* WHAT THE TASK ASKS:
Transcribe each entry below exactly. Pictures do not go in the copy.
— Begin ROWS —
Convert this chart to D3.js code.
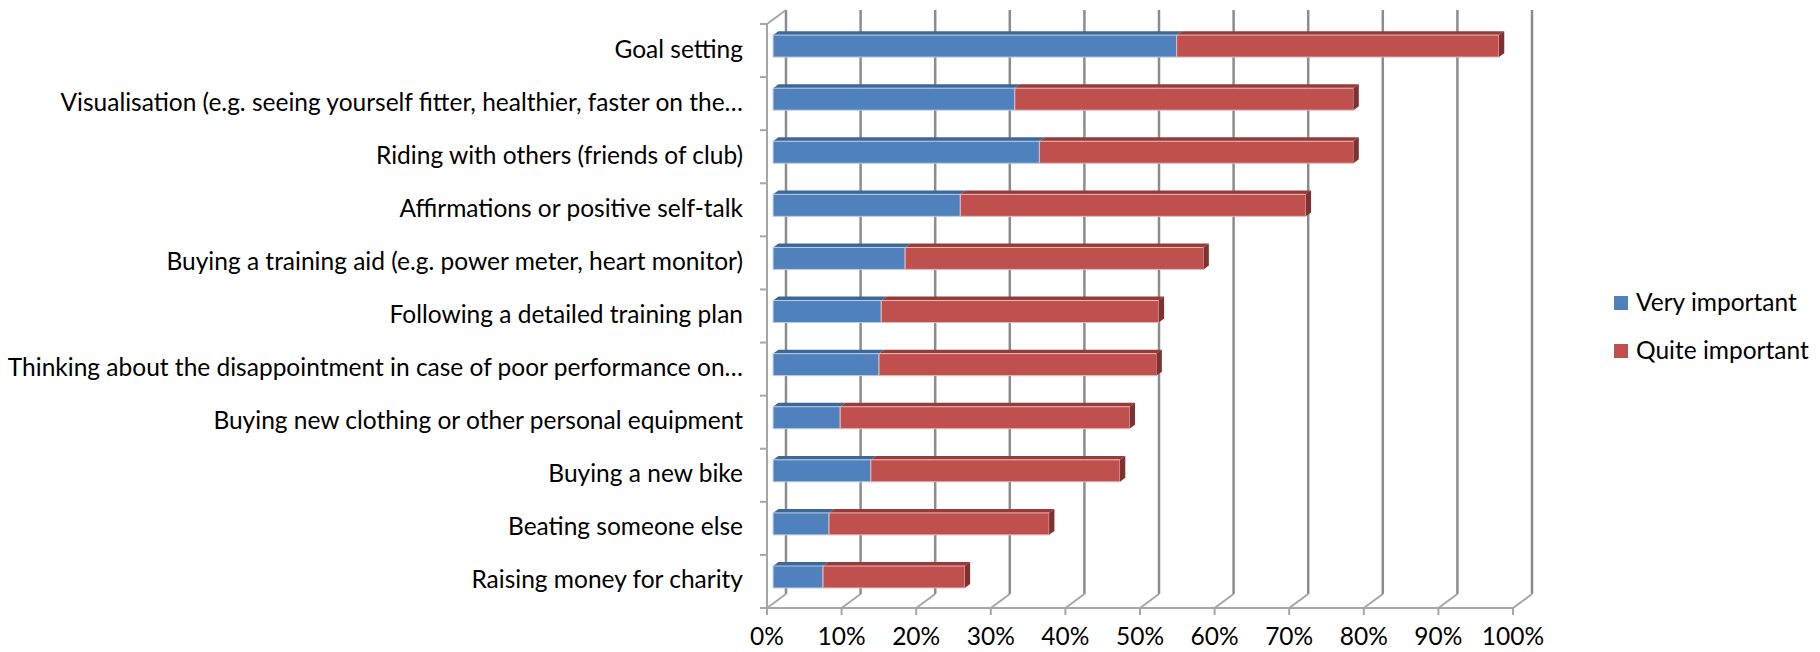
<!DOCTYPE html>
<html><head><meta charset="utf-8">
<script src="https://cdn.jsdelivr.net/npm/d3@7"></script>
<style>
body{margin:0;background:#fff;overflow:hidden}
text{font-family:Lato, "Open Sans", sans-serif; fill:#000}
</style>
</head><body>
<svg id="chart" width="1820" height="652"></svg>
<script>
const categories = [
  "Goal setting",
  "Visualisation (e.g. seeing yourself fitter, healthier, faster on the…",
  "Riding with others (friends of club)",
  "Affirmations or positive self-talk",
  "Buying a training aid (e.g. power meter, heart monitor)",
  "Following a detailed training plan",
  "Thinking about the disappointment in case of poor performance on…",
  "Buying new clothing or other personal equipment",
  "Buying a new bike",
  "Beating someone else",
  "Raising money for charity"
];
const seriesNames = ["Very important", "Quite important"];
const veryImportant  = [0.541, 0.324, 0.357, 0.251, 0.177, 0.145, 0.142, 0.090, 0.131, 0.075, 0.067];
const quiteImportant = [0.432, 0.454, 0.421, 0.463, 0.400, 0.372, 0.372, 0.388, 0.334, 0.295, 0.190];
const tickValues = [0, 0.1, 0.2, 0.3, 0.4, 0.5, 0.6, 0.7, 0.8, 0.9, 1.0];
const tickLabels = ["0%", "10%", "20%", "30%", "40%", "50%", "60%", "70%", "80%", "90%", "100%"];

const colors = {
  "Very important":  {front: "#4F81BD", top: "#3D6797", side: "#2F5178", edge: "#B8CCE4"},
  "Quite important": {front: "#C0504D", top: "#953C3A", side: "#7E3130", edge: "#E6B9B8"}
};

const svg = d3.select("#chart");
const plot = {left: 767, right: 1513, top: 24, bottom: 608};
const depth = {dx: 19, dy: -14};
const f1 = 0.32, f2 = 0.60;
const fontSize = 24.5;

const x = d3.scaleLinear().domain([0, 1]).range([plot.left, plot.right]);
const y = d3.scaleBand().domain(categories).range([plot.top, plot.bottom]);
const bw = y.bandwidth();

// Back wall gridlines
const grid = svg.append("g");
grid.selectAll("line.g").data(tickValues).join("line")
  .attr("x1", d => x(d) + depth.dx).attr("x2", d => x(d) + depth.dx)
  .attr("y1", plot.top + depth.dy).attr("y2", plot.bottom + depth.dy)
  .attr("stroke", "#8C8C8C").attr("stroke-width", 2.5);

// Floor diagonals
grid.selectAll("line.f").data(tickValues).join("line")
  .attr("x1", d => x(d)).attr("y1", plot.bottom)
  .attr("x2", d => x(d) + depth.dx).attr("y2", plot.bottom + depth.dy)
  .attr("stroke", "#A6A6A6").attr("stroke-width", 2);

// Front floor edge + ticks
grid.append("line").attr("x1", x(0)).attr("x2", x(1))
  .attr("y1", plot.bottom).attr("y2", plot.bottom)
  .attr("stroke", "#A6A6A6").attr("stroke-width", 2);
grid.selectAll("line.t").data(tickValues).join("line")
  .attr("x1", d => x(d)).attr("x2", d => x(d))
  .attr("y1", plot.bottom).attr("y2", plot.bottom + 7)
  .attr("stroke", "#A6A6A6").attr("stroke-width", 2);

// Left wall
grid.append("line").attr("x1", x(0)).attr("x2", x(0))
  .attr("y1", plot.top).attr("y2", plot.bottom)
  .attr("stroke", "#A6A6A6").attr("stroke-width", 2);
grid.append("line").attr("x1", x(0)).attr("y1", plot.top)
  .attr("x2", x(0) + depth.dx).attr("y2", plot.top + depth.dy)
  .attr("stroke", "#A6A6A6").attr("stroke-width", 2);
const boundaries = categories.map(c => y(c)).concat([plot.bottom]);
grid.selectAll("line.ct").data(boundaries).join("line")
  .attr("x1", x(0) - 7).attr("x2", x(0))
  .attr("y1", d => d).attr("y2", d => d)
  .attr("stroke", "#A6A6A6").attr("stroke-width", 2);

// Stacked data
const table = categories.map((c, i) => ({cat: c, "Very important": veryImportant[i], "Quite important": quiteImportant[i]}));
const stacked = d3.stack().keys(seriesNames)(table);

const ox = depth.dx * f1, oy = depth.dy * f1;
const tdx = depth.dx * (f2 - f1), tdy = depth.dy * (f2 - f1);
const faceH = bw * 0.414;

const bars = svg.append("g");
stacked.forEach((layer, li) => {
  const col = colors[layer.key];
  const g = bars.append("g");
  layer.forEach(d => {
    const cy = y(d.data.cat) + bw / 2 + oy;
    const xa = x(d[0]) + ox, xb = x(d[1]) + ox;
    const yt = cy - faceH / 2, yb = cy + faceH / 2;
    g.append("polygon")
      .attr("points", [[xa, yt], [xb, yt], [xb + tdx, yt + tdy], [xa + tdx, yt + tdy]].map(p => p.join(",")).join(" "))
      .attr("fill", col.top);
    g.append("rect").attr("x", xa).attr("y", yt).attr("width", xb - xa).attr("height", faceH)
      .attr("fill", col.front).attr("stroke", col.edge).attr("stroke-width", 1);
    if (li === stacked.length - 1) {
      g.append("polygon")
        .attr("points", [[xb, yt], [xb + tdx, yt + tdy], [xb + tdx, yb + tdy], [xb, yb]].map(p => p.join(",")).join(" "))
        .attr("fill", col.side);
    }
  });
});

// Category labels
svg.append("g").selectAll("text").data(categories).join("text")
  .attr("x", 743).attr("y", d => y(d) + bw / 2 + 7)
  .attr("text-anchor", "end").attr("font-size", fontSize)
  .text(d => d);

// Value axis labels
svg.append("g").selectAll("text").data(tickValues).join("text")
  .attr("x", d => x(d)).attr("y", 645)
  .attr("text-anchor", "middle").attr("font-size", fontSize)
  .text((d, i) => tickLabels[i]);

// Legend
const legend = svg.append("g").attr("transform", "translate(1614,0)");
const legY = d3.scalePoint().domain(seriesNames).range([303, 351]);
legend.selectAll("rect").data(seriesNames).join("rect")
  .attr("x", 0).attr("y", d => legY(d) - 7).attr("width", 14).attr("height", 14)
  .attr("fill", d => colors[d].front);
legend.selectAll("text").data(seriesNames).join("text")
  .attr("x", 22).attr("y", d => legY(d) + 8)
  .attr("font-size", fontSize).text(d => d);
</script>
</body></html>
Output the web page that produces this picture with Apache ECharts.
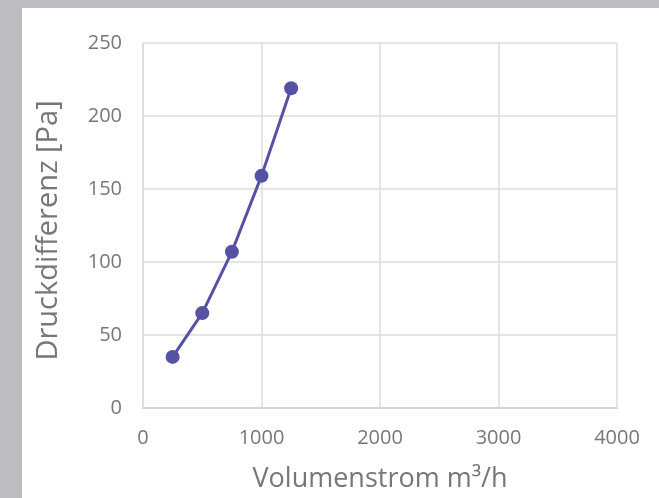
— End ROWS —
* ANSWER FOR THE TASK:
Convert this chart to D3.js code.
<!DOCTYPE html>
<html><head><meta charset="utf-8">
<script src="https://cdn.jsdelivr.net/npm/d3@7"></script>
<style>
body{margin:0;background:#fff;overflow:hidden}
text{font-family:Lato, "Open Sans", sans-serif; fill:#000}
</style>
</head><body>
<svg id="chart" width="1820" height="652"></svg>
<script>
const categories = [
  "Goal setting",
  "Visualisation (e.g. seeing yourself fitter, healthier, faster on the…",
  "Riding with others (friends of club)",
  "Affirmations or positive self-talk",
  "Buying a training aid (e.g. power meter, heart monitor)",
  "Following a detailed training plan",
  "Thinking about the disappointment in case of poor performance on…",
  "Buying new clothing or other personal equipment",
  "Buying a new bike",
  "Beating someone else",
  "Raising money for charity"
];
const seriesNames = ["Very important", "Quite important"];
const veryImportant  = [0.541, 0.324, 0.357, 0.251, 0.177, 0.145, 0.142, 0.090, 0.131, 0.075, 0.067];
const quiteImportant = [0.432, 0.454, 0.421, 0.463, 0.400, 0.372, 0.372, 0.388, 0.334, 0.295, 0.190];
const tickValues = [0, 0.1, 0.2, 0.3, 0.4, 0.5, 0.6, 0.7, 0.8, 0.9, 1.0];
const tickLabels = ["0%", "10%", "20%", "30%", "40%", "50%", "60%", "70%", "80%", "90%", "100%"];

const colors = {
  "Very important":  {front: "#4F81BD", top: "#3D6797", side: "#2F5178", edge: "#B8CCE4"},
  "Quite important": {front: "#C0504D", top: "#953C3A", side: "#7E3130", edge: "#E6B9B8"}
};

const svg = d3.select("#chart");
const plot = {left: 767, right: 1513, top: 24, bottom: 608};
const depth = {dx: 19, dy: -14};
const f1 = 0.32, f2 = 0.60;
const fontSize = 24.5;

const x = d3.scaleLinear().domain([0, 1]).range([plot.left, plot.right]);
const y = d3.scaleBand().domain(categories).range([plot.top, plot.bottom]);
const bw = y.bandwidth();

// Back wall gridlines
const grid = svg.append("g");
grid.selectAll("line.g").data(tickValues).join("line")
  .attr("x1", d => x(d) + depth.dx).attr("x2", d => x(d) + depth.dx)
  .attr("y1", plot.top + depth.dy).attr("y2", plot.bottom + depth.dy)
  .attr("stroke", "#8C8C8C").attr("stroke-width", 2.5);

// Floor diagonals
grid.selectAll("line.f").data(tickValues).join("line")
  .attr("x1", d => x(d)).attr("y1", plot.bottom)
  .attr("x2", d => x(d) + depth.dx).attr("y2", plot.bottom + depth.dy)
  .attr("stroke", "#A6A6A6").attr("stroke-width", 2);

// Front floor edge + ticks
grid.append("line").attr("x1", x(0)).attr("x2", x(1))
  .attr("y1", plot.bottom).attr("y2", plot.bottom)
  .attr("stroke", "#A6A6A6").attr("stroke-width", 2);
grid.selectAll("line.t").data(tickValues).join("line")
  .attr("x1", d => x(d)).attr("x2", d => x(d))
  .attr("y1", plot.bottom).attr("y2", plot.bottom + 7)
  .attr("stroke", "#A6A6A6").attr("stroke-width", 2);

// Left wall
grid.append("line").attr("x1", x(0)).attr("x2", x(0))
  .attr("y1", plot.top).attr("y2", plot.bottom)
  .attr("stroke", "#A6A6A6").attr("stroke-width", 2);
grid.append("line").attr("x1", x(0)).attr("y1", plot.top)
  .attr("x2", x(0) + depth.dx).attr("y2", plot.top + depth.dy)
  .attr("stroke", "#A6A6A6").attr("stroke-width", 2);
const boundaries = categories.map(c => y(c)).concat([plot.bottom]);
grid.selectAll("line.ct").data(boundaries).join("line")
  .attr("x1", x(0) - 7).attr("x2", x(0))
  .attr("y1", d => d).attr("y2", d => d)
  .attr("stroke", "#A6A6A6").attr("stroke-width", 2);

// Stacked data
const table = categories.map((c, i) => ({cat: c, "Very important": veryImportant[i], "Quite important": quiteImportant[i]}));
const stacked = d3.stack().keys(seriesNames)(table);

const ox = depth.dx * f1, oy = depth.dy * f1;
const tdx = depth.dx * (f2 - f1), tdy = depth.dy * (f2 - f1);
const faceH = bw * 0.414;

const bars = svg.append("g");
stacked.forEach((layer, li) => {
  const col = colors[layer.key];
  const g = bars.append("g");
  layer.forEach(d => {
    const cy = y(d.data.cat) + bw / 2 + oy;
    const xa = x(d[0]) + ox, xb = x(d[1]) + ox;
    const yt = cy - faceH / 2, yb = cy + faceH / 2;
    g.append("polygon")
      .attr("points", [[xa, yt], [xb, yt], [xb + tdx, yt + tdy], [xa + tdx, yt + tdy]].map(p => p.join(",")).join(" "))
      .attr("fill", col.top);
    g.append("rect").attr("x", xa).attr("y", yt).attr("width", xb - xa).attr("height", faceH)
      .attr("fill", col.front).attr("stroke", col.edge).attr("stroke-width", 1);
    if (li === stacked.length - 1) {
      g.append("polygon")
        .attr("points", [[xb, yt], [xb + tdx, yt + tdy], [xb + tdx, yb + tdy], [xb, yb]].map(p => p.join(",")).join(" "))
        .attr("fill", col.side);
    }
  });
});

// Category labels
svg.append("g").selectAll("text").data(categories).join("text")
  .attr("x", 743).attr("y", d => y(d) + bw / 2 + 7)
  .attr("text-anchor", "end").attr("font-size", fontSize)
  .text(d => d);

// Value axis labels
svg.append("g").selectAll("text").data(tickValues).join("text")
  .attr("x", d => x(d)).attr("y", 645)
  .attr("text-anchor", "middle").attr("font-size", fontSize)
  .text((d, i) => tickLabels[i]);

// Legend
const legend = svg.append("g").attr("transform", "translate(1614,0)");
const legY = d3.scalePoint().domain(seriesNames).range([303, 351]);
legend.selectAll("rect").data(seriesNames).join("rect")
  .attr("x", 0).attr("y", d => legY(d) - 7).attr("width", 14).attr("height", 14)
  .attr("fill", d => colors[d].front);
legend.selectAll("text").data(seriesNames).join("text")
  .attr("x", 22).attr("y", d => legY(d) + 8)
  .attr("font-size", fontSize).text(d => d);
</script>
</body></html>
Output the web page that produces this picture with Apache ECharts.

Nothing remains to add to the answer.